CPU-bound workloads¶
Use multiprocessing.
Each process runs on a separate CPU core and bypasses the GIL.
I/O-bound workloads¶
Use threading or asyncio.
Threads can overlap I/O waits even with the GIL.
Numerical computation¶
Use NumPy, SciPy, or BLAS libraries.
These libraries release the GIL and often use parallel native code internally.
Strategy summary¶
| Workload | Recommended Tool |
|---|---|
| CPU-bound Python | multiprocessing |
| I/O-bound | threading / asyncio |
| numerical workloads | NumPy / SciPy |
9. Example: Counting CPU Cores¶
import os
print(os.cpu_count())
This returns the number of logical cores available to the operating system.
For example:
8
may correspond to a 4-core CPU with SMT.
10. Example: Parallel Processing with Multiprocessing¶
import multiprocessing
def compute(x):
return x * x
if __name__ == "__main__":
with multiprocessing.Pool(4) as pool:
results = pool.map(compute, range(100))
print(results[:5])
Each worker process runs independently on a separate CPU core.

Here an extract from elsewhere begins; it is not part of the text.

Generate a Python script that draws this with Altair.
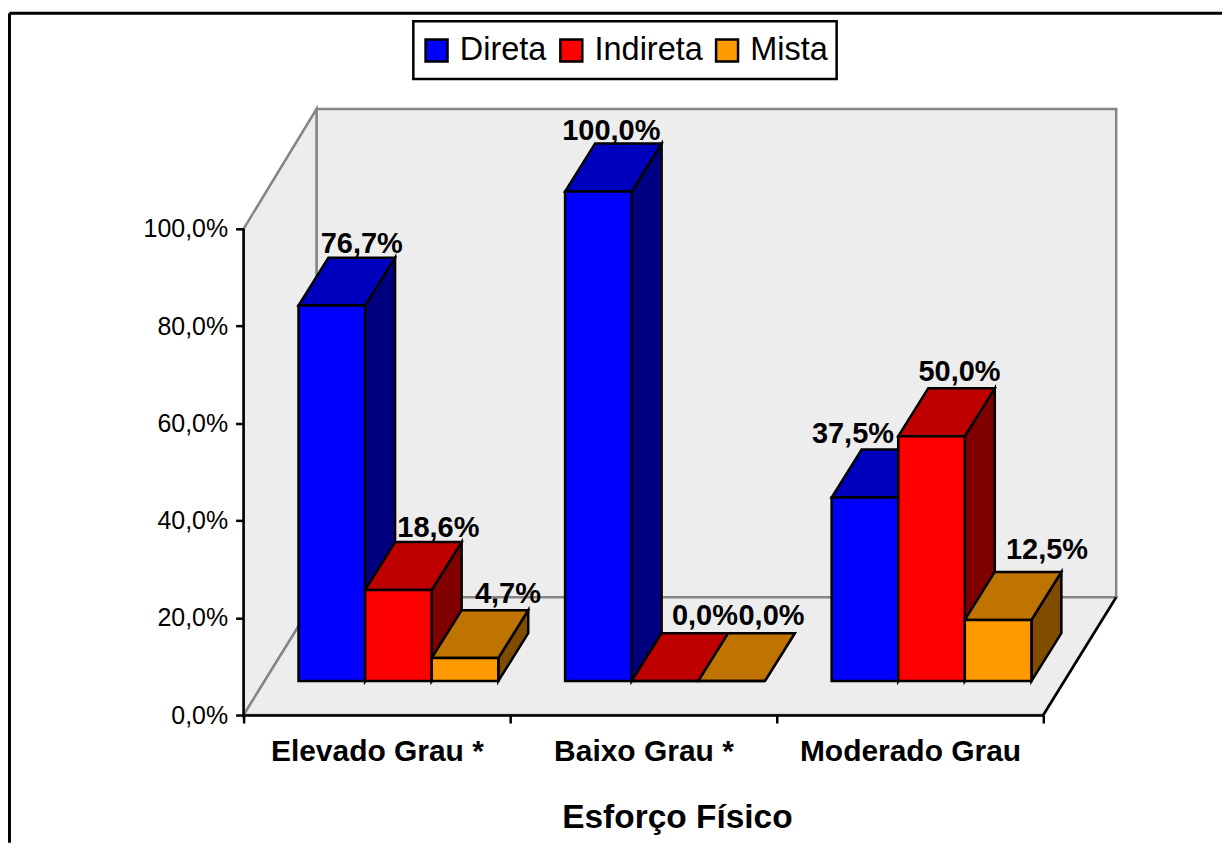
import altair as alt
import pandas as pd

# --- values ---
categories = ["Elevado Grau *", "Baixo Grau *", "Moderado Grau"]
series = ["Direta", "Indireta", "Mista"]
direta = [76.7, 100.0, 37.5]
indireta = [18.6, 0.0, 50.0]
mista = [4.7, 0.0, 12.5]
y_ticks = [0, 20, 40, 60, 80, 100]

# --- styles ---
front_colors = ["#0000FF", "#FF0000", "#FF9900"]
top_colors = ["#0000BF", "#BF0000", "#BF7300"]
side_colors = ["#000080", "#800000", "#804D00"]
FONT = "Liberation Sans"
WALL = "#EDEDED"
GREY = "#868686"
LW = 2.5

# --- projection constants (category units on x, percent units on y) ---
PX_CAT = 267.0
PX_PCT = 4.87
W, H = 874, 607
X_MAX = W / PX_CAT
Y_MAX = H / PX_PCT
N = len(categories)
FLOOR_DX = 73 / PX_CAT
FLOOR_DY = 118 / PX_PCT
WALL_H = 489 / PX_PCT
BAR_DX = 30 / PX_CAT
BAR_DY = 48 / PX_PCT
BASE = 34 / PX_PCT
GAP = 55 / PX_CAT
BAR_W = 66.7 / PX_CAT
H_FACTOR = 1.007
# label nudges in px, per series and category: sideways, and above the back-top edge
nudge_x = [[0, -17, -42], [10, 10, -2], [13, 10, 19]]
nudge_y = [[5, 4, 7], [5, 8, 7], [7, 8, 13]]

values = [direta, indireta, mista]
fronts, tops, sides, labels = [], [], [], []
for s, name in enumerate(series):
    for c, cat in enumerate(categories):
        v = values[s][c]
        bar = f"{s}-{c}"
        x0 = c + GAP + s * BAR_W
        x1 = x0 + BAR_W
        top = BASE + v * H_FACTOR
        fronts.append(dict(series=name, x0=x0, x1=x1, y0=BASE, y1=top))
        tops += [
            dict(series=name, bar=bar, y=top, a=x0, b=x1),
            dict(series=name, bar=bar, y=top + BAR_DY, a=x0 + BAR_DX, b=x1 + BAR_DX),
        ]
        sides += [
            dict(series=name, bar=bar, x=x1, a=BASE, b=top),
            dict(series=name, bar=bar, x=x1 + BAR_DX, a=BASE + BAR_DY, b=top + BAR_DY),
        ]
        labels.append(dict(
            x=x0 + BAR_DX + BAR_W / 2 + nudge_x[s][c] / PX_CAT,
            y=top + BAR_DY + nudge_y[s][c] / PX_PCT,
            text=f"{v:.1f}".replace(".", ",") + "%",
        ))
fronts, tops, sides, labels = map(pd.DataFrame, (fronts, tops, sides, labels))

x_scale = alt.Scale(domain=[0, X_MAX], range=[0, W], nice=False, zero=False)
y_scale = alt.Scale(domain=[0, Y_MAX], range=[H, 0], nice=False, zero=False)

y_axis = alt.Axis(
    values=y_ticks, domain=False, grid=False, tickSize=8, tickWidth=LW, tickColor="black",
    labelFont=FONT, labelFontSize=25, labelColor="black", labelPadding=8,
    labelExpr="replace(format(datum.value, '.1f'), '.', ',') + '%'", zindex=1, title=None,
)


def X(f):
    return alt.X(f"{f}:Q", scale=x_scale, axis=None)


def Y(f):
    return alt.Y(f"{f}:Q", scale=y_scale, axis=y_axis)


# walls and floor
back = pd.DataFrame(dict(x0=[FLOOR_DX], x1=[N + FLOOR_DX], y0=[FLOOR_DY], y1=[FLOOR_DY + WALL_H]))
back_l = alt.Chart(back).mark_rect(fill=WALL, stroke=GREY, strokeWidth=LW).encode(
    x=X("x0"), x2="x1", y=Y("y0"), y2="y1")
left = pd.DataFrame(dict(x=[0, FLOOR_DX], a=[0, FLOOR_DY], b=[100, FLOOR_DY + WALL_H]))
left_l = alt.Chart(left).mark_area(fill=WALL, stroke=GREY, strokeWidth=LW).encode(
    x=X("x"), y=Y("a"), y2="b")
floor = pd.DataFrame(dict(y=[0, FLOOR_DY], a=[0, FLOOR_DX], b=[N, N + FLOOR_DX]))
floor_l = alt.Chart(floor).mark_area(
    orient="horizontal", fill=WALL, stroke=GREY, strokeWidth=LW
).encode(y=Y("y"), x=X("a"), x2="b")
edge = pd.DataFrame(dict(x=[N, N + FLOOR_DX], y=[0, FLOOR_DY]))
edge_l = alt.Chart(edge).mark_line(color="black", strokeWidth=LW).encode(x=X("x"), y=Y("y"))
y_line = pd.DataFrame(dict(x=[0], a=[0], b=[100]))
y_line_l = alt.Chart(y_line).mark_rule(color="black", strokeWidth=LW).encode(
    x=X("x"), y=Y("a"), y2="b")

# bars, painted series by series
bars = []
for s, name in enumerate(series):
    bars.append(
        alt.Chart(sides[sides.series == name]).mark_area(
            fill=side_colors[s], stroke="black", strokeWidth=LW, opacity=1
        ).encode(x=X("x"), y=Y("a"), y2="b", detail="bar:N")
    )
    bars.append(
        alt.Chart(tops[tops.series == name]).mark_area(
            orient="horizontal", fill=top_colors[s], stroke="black", strokeWidth=LW, opacity=1
        ).encode(y=Y("y"), x=X("a"), x2="b", detail="bar:N")
    )
    bars.append(
        alt.Chart(fronts[fronts.series == name]).mark_rect(
            stroke="black", strokeWidth=LW, opacity=1
        ).encode(
            x=X("x0"), x2="x1", y=Y("y0"), y2="y1",
            color=alt.Color(
                "series:N",
                scale=alt.Scale(domain=series, range=front_colors),
                legend=alt.Legend(
                    title=None, orient="none", legendX=177, legendY=-75, direction="horizontal",
                    columns=3, symbolType="square", symbolSize=484, symbolStrokeColor="black",
                    symbolStrokeWidth=2.5, symbolOpacity=1, labelFont=FONT, labelFontSize=32.5,
                    labelColor="black", labelOffset=7, columnPadding=8, padding=0, labelLimit=0,
                ),
            ),
        )
    )

text_l = alt.Chart(labels).mark_text(
    font=FONT, fontSize=29, fontWeight="bold", color="black", align="center", baseline="alphabetic"
).encode(x=X("x"), y=Y("y"), text="text:N")

# outer frame: only its top and left sides fall inside the picture
one = pd.DataFrame(dict(k=[0]))
frame_top = alt.Chart(one).mark_rule(color="black", strokeWidth=3).encode(
    x=alt.value(-234.5), x2=alt.value(980), y=alt.value(-96))
frame_left = alt.Chart(one).mark_rule(color="black", strokeWidth=3).encode(
    x=alt.value(-234.5), y=alt.value(-96), y2=alt.value(735))
# box around the legend
legend_box = alt.Chart(one).mark_rect(fill="white", stroke="black", strokeWidth=LW).encode(
    x=alt.value(170), x2=alt.value(594), y=alt.value(-88), y2=alt.value(-30))

inner = alt.layer(
    frame_top, frame_left, legend_box, back_l, left_l, floor_l, edge_l, y_line_l, *bars, text_l
)

x_axis = alt.Axis(
    tickBand="extent", tickSize=8, tickWidth=LW, tickColor="black", domainColor="black",
    domainWidth=LW, labelAngle=0, labelFont=FONT, labelFontSize=30, labelFontWeight="bold",
    labelColor="black", labelPadding=14, labelLimit=0, labelOverlap=False, grid=False,
    title="Esforço Físico", titleFont=FONT, titleFontSize=33.5, titleFontWeight="bold",
    titleColor="black", titleX=434, titleY=113, titleBaseline="alphabetic", titleAnchor="middle",
    titleAlign="center", zindex=1,
)
axis_l = alt.Chart(pd.DataFrame(dict(cat=categories, k=[0, 0, 0]))).mark_rule(opacity=0).encode(
    x=alt.X("cat:N", sort=categories, axis=x_axis,
            scale=alt.Scale(domain=categories, range=[0, N * PX_CAT], paddingInner=0, paddingOuter=0)),
    y=Y("k"),
)

chart = alt.layer(inner, axis_l).resolve_scale(x="independent").properties(
    width=W, height=H,
    padding={"left": 0, "top": 2.5, "right": 0, "bottom": 0},
    background="white",
).configure_view(stroke=None)

chart.save("out.html", embed_options={"renderer": "svg", "actions": False})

11. Example: Threading for I/O¶
from concurrent.futures import ThreadPoolExecutor
import urllib.request
def fetch(url):
with urllib.request.urlopen(url) as resp:
return len(resp.read())
urls = ["https://example.com"] * 4
with ThreadPoolExecutor(max_workers=4) as executor:
sizes = list(executor.map(fetch, urls))
print(sizes)
Here threads overlap network latency.
12. Summary¶
| Concept | Explanation |
|---|---|
| Core | independent CPU execution unit |
| Thread | lightweight execution context within a process |
| Process | isolated execution environment |
| SMT | multiple logical threads per core |
| Concurrency | tasks make progress independently |
| Parallelism | tasks execute simultaneously |
| GIL | allows only one Python thread to execute bytecode |
| Amdahl’s Law | limits achievable parallel speedup |
Modern CPUs contain many cores capable of executing multiple threads simultaneously.
However, achieving high performance requires understanding:
- how operating systems schedule threads
- how Python interacts with hardware
- how parallel algorithms scale
By structuring programs to minimize serial work and using appropriate parallel tools, developers can effectively utilize modern multi-core processors.